Hernandez presents a self-help book about attaining personal and financial success.
The author was just 8 years old when he and his family left Cuba for the United States, where he went on to a 30-year career at IBM and is now a college teacher and professional lecturer. His book’s premise is that everyone has unique abilities and the key to success is unlocking those abilities. One of Hernandez’s prescribed techniques is that each of us should connect to one’s higher self, meaning the individual must tap into their ability “to do something out of the ordinary…rise to an occasion…do something that was not expected.” Hernandez relates stories about how finding the higher self enables one to overcome challenges as well as act on unique opportunities, whether it’s earning a college degree or overcoming self-doubt and sharing ideas with higher-ups. The book contains thoughtful quotes from a wide variety of sources as well as the requisite acronyms covering a number of motivational and behavioral theories. Topics include how to build mental strength by “rehearsing victory” and the importance of welcoming new experiences and people into one’s life. Hernandez includes excerpts from six letters he received from appreciative students, illustrating how his lectures have buoyed and empowered them. He also shares some interesting anecdotes, as well as some not so interesting.

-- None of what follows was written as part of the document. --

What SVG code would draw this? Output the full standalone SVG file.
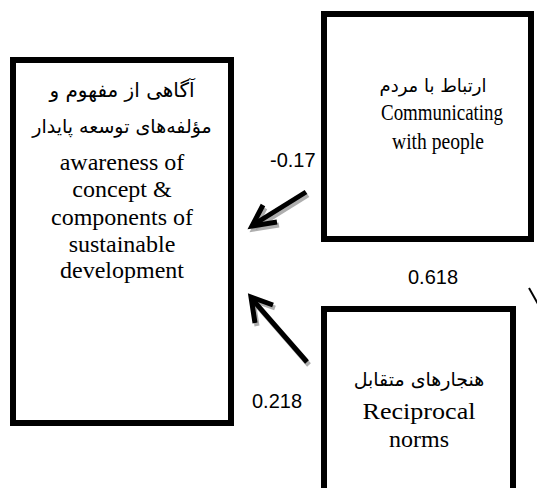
<svg xmlns="http://www.w3.org/2000/svg" width="537" height="488" viewBox="0 0 537 488">
<style>
.box{fill:#fff;stroke:#000;stroke-width:6}
.en{font-family:'Liberation Serif','DejaVu Serif',serif;font-size:24px;fill:#000;text-anchor:middle}
.fa{font-family:'DejaVu Sans',sans-serif;font-size:19px;fill:#000;text-anchor:middle;direction:rtl}
.lbl{font-family:'Liberation Sans','DejaVu Sans',sans-serif;font-size:20px;fill:#000}
.arr{fill:none;stroke:#000;stroke-width:5;stroke-linejoin:miter}
.sh{fill:none;stroke:#9a9a9a;stroke-width:5;stroke-linejoin:miter;opacity:0.8}
</style>
<rect width="537" height="488" fill="#fff"/>
<g id="awareness">
<rect class="box" x="13" y="60" width="218" height="363"/>
<text class="fa" x="122" y="97" style="font-size:20px">آگاهی از مفهوم و</text>
<text class="fa" x="122" y="133">مؤلفه‌های توسعه پایدار</text>
<text class="en" x="122" y="170">awareness of</text>
<text class="en" x="122" y="197">concept &amp;</text>
<text class="en" x="122" y="225">components of</text>
<text class="en" x="122" y="252">sustainable</text>
<text class="en" x="122" y="278">development</text>
</g>
<g id="communicating">
<rect class="box" x="324" y="14" width="207" height="225"/>
<text class="fa" x="433" y="92" style="font-size:18px">ارتباط با مردم</text>
<text class="en" x="442" y="120" textLength="122" lengthAdjust="spacingAndGlyphs">Communicating</text>
<text class="en" x="438" y="149" textLength="92" lengthAdjust="spacingAndGlyphs">with people</text>
</g>
<g id="reciprocal">
<rect class="box" x="324" y="309" width="189" height="200"/>
<text class="fa" x="419" y="386">هنجارهای متقابل</text>
<text class="en" x="419" y="419" textLength="113" lengthAdjust="spacingAndGlyphs">Reciprocal</text>
<text class="en" x="419" y="447">norms</text>
</g>
<g id="connectors">
<g transform="translate(2,3)">
<line class="sh" x1="306" y1="192" x2="253" y2="225"/>
<polyline class="sh" points="263,205 252,226 277,222"/>
<line class="sh" x1="307" y1="362" x2="252" y2="299"/>
<polyline class="sh" points="255,323 251,297 273,305"/>
</g>
<line class="arr" x1="306" y1="192" x2="253" y2="225"/>
<polyline class="arr" points="263,205 252,226 277,222"/>
<line class="arr" x1="307" y1="362" x2="252" y2="299"/>
<polyline class="arr" points="255,323 251,297 273,305"/>
<line x1="529" y1="288" x2="538" y2="304" stroke="#000" stroke-width="2"/>
</g>
<g id="labels">
<text class="lbl" x="270" y="167">-0.17</text>
<text class="lbl" x="408" y="284">0.618</text>
<text class="lbl" x="252" y="408">0.218</text>
</g>
</svg>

Readers who enjoy taking quizzes in the hopes of reaching a particular self-actualization will be disappointed by the three-part quiz in which one question includes the true/false statement: “People who write books exaggerate.” In addition, a 29-page self-test covers 46 true/false statements, assorted questions and pronouncements, too many being either redundant or trivial: “From time to time, eat some Oreo cookies,” or “If you are having a good day, don’t forget to tell your face to smile.” The book would be more effective if Hernandez relied less on stories, included a more constructive self-test and offered a deeper exploration of his appealing theories.
Upbeat and encouraging, but short on real depth.